Моя следующая поездка в СССР в июле 1966 была неожиданно прервана семейными обстоятельствами, и до Ленинграда я не добрался. Я очутился там только в августе следующего года и отправил Бродскому по почте оттиск исправленного варианта моего перевода “Большой элегии Джону Донну” из публикации в “Рашн ревью” в октябре 1965 года. В качестве обратного адреса я указал гостиницу и мой номер. Три дня спустя меня разбудил телефонный звонок в полвторого ночи. Это был Бродский, он приглашал меня зайти к нему на следующий день в его, теперь знаменитые, “полторы комнаты”. Его первыми словами, когда я протянул ему руку в открывшуюся дверь, были: “Через порог нельзя”. За чем последовала улыбка и на английском, с сильным русским акцентом: “Олд рашн кастом” (“старый русский обычай”). Моими же первыми словами, обращенными к нему (признаюсь, приготовленными заранее, что не делает их менее искренними), были: “Познакомиться с вами — это все равно, что познакомиться с двадцатисемилетней Ахматовой в 1916 году, двадцатисемилетним Пастернаком в семнадцатом или двадцатисемилетней Цветаевой в двадцатом”. (Конечно, мне следовало прибавить: “...и с двадцатисемилетним Мандельштамом в восемнадцатом”, — но, к моему стыду, в 1967 году я еще не узнал и не оценил поэзию Мандельштама.)
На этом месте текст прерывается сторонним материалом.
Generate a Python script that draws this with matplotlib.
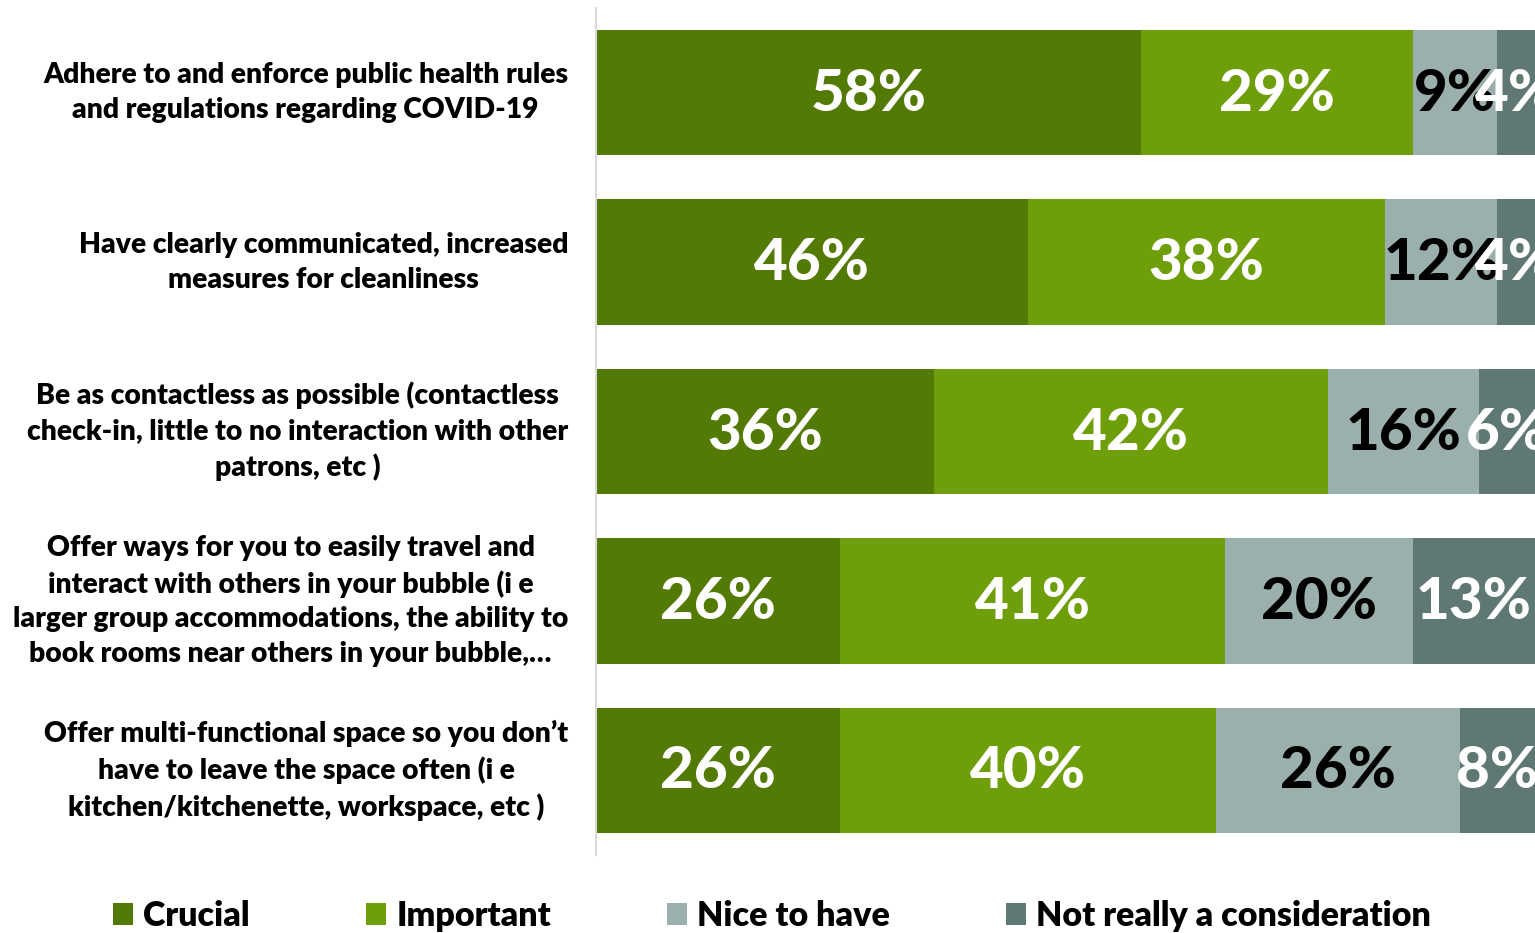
import matplotlib.pyplot as plt
import numpy as np

plt.rcParams['font.family'] = ['Lato', 'DejaVu Sans']

categories = [
    'Adhere to and enforce public health rules\nand regulations regarding COVID-19',
    'Have clearly communicated, increased\nmeasures for cleanliness',
    'Be as contactless as possible (contactless\ncheck-in, little to no interaction with other\npatrons, etc )',
    'Offer ways for you to easily travel and\ninteract with others in your bubble (i e\nlarger group accommodations, the ability to\nbook rooms near others in your bubble,…',
    'Offer multi-functional space so you don’t\nhave to leave the space often (i e\nkitchen/kitchenette, workspace, etc )',
]
series = ['Crucial', 'Important', 'Nice to have', 'Not really a consideration']
crucial = [58, 46, 36, 26, 26]
important = [29, 38, 42, 41, 40]
nice = [9, 12, 16, 20, 26]
not_really = [4, 4, 6, 13, 8]

colors = ['#537A05', '#6E9F0A', '#9BAFAC', '#5F7874']
text_colors = ['white', 'white', 'black', 'white']

fig = plt.figure(figsize=(15.35, 9.33), dpi=100)
ax = fig.add_axes([596 / 1535, 1 - 855 / 933, 1 - 596 / 1535, (855 - 8) / 933])

y = np.arange(len(categories))
left = np.zeros(len(categories))
handles = []
for vals, name, c, tc in zip([crucial, important, nice, not_really], series, colors, text_colors):
    bars = ax.barh(y, vals, left=left, height=0.74, color=c, label=name)
    handles.append(bars)
    for yi, v, l in zip(y, vals, left):
        ax.text(l + v / 2, yi + 0.01, f'{v}%', ha='center', va='center', color=tc,
                fontsize=42, fontweight='black', clip_on=False)
    left = left + np.array(vals)

ax.set_xlim(0, 100)
ax.set_ylim(4.5, -0.5)

# category labels, right edge 20pt left of the axis line
for yi, cat in zip(y, categories):
    ax.annotate(cat, xy=(0, yi), xytext=(-20, 0), textcoords='offset points',
                ha='right', va='center', multialignment='center',
                fontsize=20.3, fontweight='heavy', linespacing=1.42)

ax.set_yticks([])
ax.set_xticks([])
for s in ['top', 'right', 'bottom']:
    ax.spines[s].set_visible(False)
ax.spines['left'].set_color('#D9D9D9')
ax.spines['left'].set_linewidth(1.5)

fig.legend(handles=handles, labels=series, loc='center', bbox_to_anchor=(772 / 1535, 1 - 916 / 933),
           ncol=4, frameon=False, prop={'size': 24.5, 'weight': 'heavy'},
           handlelength=0.6, handleheight=0.6, handletextpad=0.3, columnspacing=3.4,
           borderaxespad=0, borderpad=0)

fig.savefig('out.png', dpi=100)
Мы встречались с Бродским в течение следующей недели почти ежедневно, также и в течение нескольких дней в сентябре, когда я опять заехал в Ленинград. На прощание он сказал мне: “Донт чейндж” (“Не меняйтесь”) и по-русски:' “Храни вас Бог, Джордж”. На прощание он вручил мне то, что сам назвал “царственным подарком”, книгу, надписанную ему Ахматовой в Москве 28 декабря 1963 года: “Иосифу Бродскому, чьи стихи кажутся мне волшебными” [85]. Горячо поблагодарив его, я сказал, что никак не могу принять такой драгоценный дар. (Позднее книга была передана Бродским на хранение М.Барышникову, а после смерти поэта Барышников передал ее в музей Ахматовой в Петербурге.)
В следующий раз я навестил Бродского в Ленинграде в июне 1968 года. В тот раз я даже смог немного поддержать его материально, так как вручил ему 250 рублей, в которые превратился его гонорар, 300 долларов, за “Стихотворения и поэмы” благодаря искусственно установленному курсу обмена валюты. Наша последняя встреча тогда состоялась 27 июня. К тому времени мы уже обсудили возможность издания нового сборника стихов в эмигрантском издательстве, а также томика новых переводов, не включенных в “Стихотворения и поэмы”, а также черновые наброски содержания обеих книг. К пограничникам в аэропорту я подходил со всеми этими бумагами, спрятанными во внутренних карманах пиджака. Признаюсь, что дрожал, как осиновый лист. К счастью, хотя они тщательно обыскивали мои чемоданы и портфель, в карманах рыться не стали. Если бы стали, то история этого текста была бы иной. Видимо, сыграло роль то обстоятельство, что из Ленинграда я еще полетел в Киев, а оттуда через Москву в Амстердам и Нью-Йорк. Ведь рейс из Ленинграда в Киев был внутренним, и там не было таких строгостей.